EXERCISE DIRECTIONS => Only the lines from the start of the data through the line containing "const CX = 434, CY = 184.5;" should be written out, exactly as they are, with both ends included and the pictures left out.

***** MATERIAL *****

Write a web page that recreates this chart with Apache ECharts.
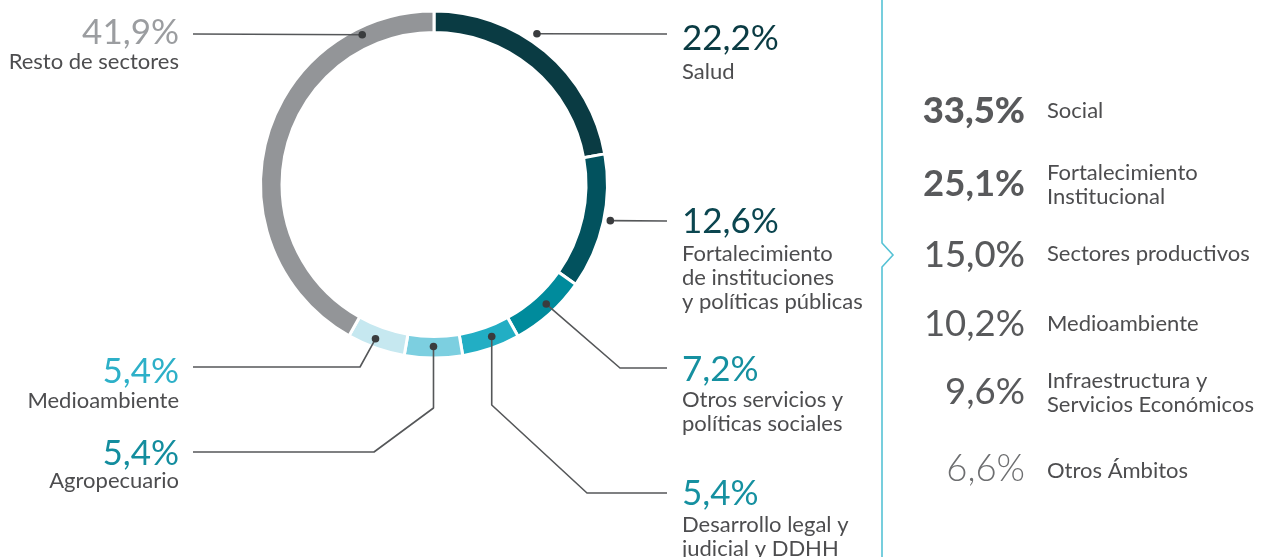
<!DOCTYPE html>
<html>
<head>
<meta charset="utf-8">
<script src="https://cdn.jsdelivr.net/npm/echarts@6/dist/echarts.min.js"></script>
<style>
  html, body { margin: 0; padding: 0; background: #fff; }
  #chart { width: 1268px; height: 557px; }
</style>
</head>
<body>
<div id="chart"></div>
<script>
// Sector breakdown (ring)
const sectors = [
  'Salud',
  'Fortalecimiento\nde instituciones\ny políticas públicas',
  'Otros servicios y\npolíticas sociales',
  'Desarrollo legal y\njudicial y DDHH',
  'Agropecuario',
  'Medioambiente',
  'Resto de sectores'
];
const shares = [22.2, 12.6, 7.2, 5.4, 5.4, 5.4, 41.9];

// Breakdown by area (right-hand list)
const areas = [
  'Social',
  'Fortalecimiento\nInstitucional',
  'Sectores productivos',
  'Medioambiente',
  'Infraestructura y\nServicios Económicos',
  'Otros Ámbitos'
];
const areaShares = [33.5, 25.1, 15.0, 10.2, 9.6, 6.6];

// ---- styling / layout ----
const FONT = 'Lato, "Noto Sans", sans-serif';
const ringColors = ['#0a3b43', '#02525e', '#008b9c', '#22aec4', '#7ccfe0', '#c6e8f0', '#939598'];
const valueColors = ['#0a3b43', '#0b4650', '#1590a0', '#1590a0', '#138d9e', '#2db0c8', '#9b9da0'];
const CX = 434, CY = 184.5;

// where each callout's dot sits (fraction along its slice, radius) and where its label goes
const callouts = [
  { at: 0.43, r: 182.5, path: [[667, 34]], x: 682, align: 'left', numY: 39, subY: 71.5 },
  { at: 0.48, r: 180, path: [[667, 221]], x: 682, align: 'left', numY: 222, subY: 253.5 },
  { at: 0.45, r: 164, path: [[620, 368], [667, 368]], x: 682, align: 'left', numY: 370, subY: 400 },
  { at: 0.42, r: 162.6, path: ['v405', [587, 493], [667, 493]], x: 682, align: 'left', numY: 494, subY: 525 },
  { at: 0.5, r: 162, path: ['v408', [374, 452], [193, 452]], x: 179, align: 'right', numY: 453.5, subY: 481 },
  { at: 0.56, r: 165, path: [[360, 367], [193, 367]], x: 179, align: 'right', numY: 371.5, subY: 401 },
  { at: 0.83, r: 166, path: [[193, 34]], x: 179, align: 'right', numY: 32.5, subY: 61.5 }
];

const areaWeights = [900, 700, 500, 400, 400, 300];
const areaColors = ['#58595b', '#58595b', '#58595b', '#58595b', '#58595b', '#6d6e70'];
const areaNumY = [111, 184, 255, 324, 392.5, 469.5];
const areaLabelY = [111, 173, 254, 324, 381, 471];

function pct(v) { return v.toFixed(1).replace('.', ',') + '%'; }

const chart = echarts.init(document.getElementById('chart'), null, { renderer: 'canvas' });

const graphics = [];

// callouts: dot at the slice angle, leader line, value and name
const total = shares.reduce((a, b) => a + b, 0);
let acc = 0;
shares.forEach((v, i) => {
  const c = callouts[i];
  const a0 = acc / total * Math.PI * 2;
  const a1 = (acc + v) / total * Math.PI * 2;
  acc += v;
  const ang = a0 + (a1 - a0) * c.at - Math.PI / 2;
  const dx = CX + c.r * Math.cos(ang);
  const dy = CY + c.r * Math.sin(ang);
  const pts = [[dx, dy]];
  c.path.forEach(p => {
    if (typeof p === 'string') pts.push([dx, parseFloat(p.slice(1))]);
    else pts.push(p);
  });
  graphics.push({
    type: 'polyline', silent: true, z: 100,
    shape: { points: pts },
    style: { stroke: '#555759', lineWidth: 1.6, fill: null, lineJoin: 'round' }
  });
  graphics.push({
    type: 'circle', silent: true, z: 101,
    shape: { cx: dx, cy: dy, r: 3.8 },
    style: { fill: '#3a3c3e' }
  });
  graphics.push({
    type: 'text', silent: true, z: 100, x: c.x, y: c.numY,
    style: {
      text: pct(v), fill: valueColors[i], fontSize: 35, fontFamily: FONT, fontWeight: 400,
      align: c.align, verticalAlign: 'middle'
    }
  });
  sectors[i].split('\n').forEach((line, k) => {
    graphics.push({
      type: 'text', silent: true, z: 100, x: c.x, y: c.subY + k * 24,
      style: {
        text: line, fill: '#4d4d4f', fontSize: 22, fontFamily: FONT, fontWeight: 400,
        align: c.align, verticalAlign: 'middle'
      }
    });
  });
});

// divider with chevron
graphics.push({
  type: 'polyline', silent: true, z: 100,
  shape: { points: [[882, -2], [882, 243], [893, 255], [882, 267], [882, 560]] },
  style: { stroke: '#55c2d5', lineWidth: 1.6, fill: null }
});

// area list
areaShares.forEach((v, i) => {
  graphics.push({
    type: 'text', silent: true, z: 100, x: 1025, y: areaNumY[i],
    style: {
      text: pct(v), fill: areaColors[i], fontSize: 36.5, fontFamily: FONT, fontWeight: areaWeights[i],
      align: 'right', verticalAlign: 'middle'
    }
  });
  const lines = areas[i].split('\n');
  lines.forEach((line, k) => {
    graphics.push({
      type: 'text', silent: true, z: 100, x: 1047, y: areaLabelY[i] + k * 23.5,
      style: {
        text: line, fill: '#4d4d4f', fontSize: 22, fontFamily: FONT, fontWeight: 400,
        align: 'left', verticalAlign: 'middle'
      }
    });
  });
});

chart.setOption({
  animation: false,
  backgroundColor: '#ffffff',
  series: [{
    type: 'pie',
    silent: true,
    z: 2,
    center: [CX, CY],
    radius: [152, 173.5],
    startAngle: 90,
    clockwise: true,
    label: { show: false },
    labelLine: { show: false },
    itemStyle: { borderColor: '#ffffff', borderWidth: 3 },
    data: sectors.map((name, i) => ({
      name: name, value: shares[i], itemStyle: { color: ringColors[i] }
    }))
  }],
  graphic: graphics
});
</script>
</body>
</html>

*****

EXERCISE RESULT =>
Write a web page that recreates this chart with Apache ECharts.
<!DOCTYPE html>
<html>
<head>
<meta charset="utf-8">
<script src="https://cdn.jsdelivr.net/npm/echarts@6/dist/echarts.min.js"></script>
<style>
  html, body { margin: 0; padding: 0; background: #fff; }
  #chart { width: 1268px; height: 557px; }
</style>
</head>
<body>
<div id="chart"></div>
<script>
// Sector breakdown (ring)
const sectors = [
  'Salud',
  'Fortalecimiento\nde instituciones\ny políticas públicas',
  'Otros servicios y\npolíticas sociales',
  'Desarrollo legal y\njudicial y DDHH',
  'Agropecuario',
  'Medioambiente',
  'Resto de sectores'
];
const shares = [22.2, 12.6, 7.2, 5.4, 5.4, 5.4, 41.9];

// Breakdown by area (right-hand list)
const areas = [
  'Social',
  'Fortalecimiento\nInstitucional',
  'Sectores productivos',
  'Medioambiente',
  'Infraestructura y\nServicios Económicos',
  'Otros Ámbitos'
];
const areaShares = [33.5, 25.1, 15.0, 10.2, 9.6, 6.6];

// ---- styling / layout ----
const FONT = 'Lato, "Noto Sans", sans-serif';
const ringColors = ['#0a3b43', '#02525e', '#008b9c', '#22aec4', '#7ccfe0', '#c6e8f0', '#939598'];
const valueColors = ['#0a3b43', '#0b4650', '#1590a0', '#1590a0', '#138d9e', '#2db0c8', '#9b9da0'];
const CX = 434, CY = 184.5;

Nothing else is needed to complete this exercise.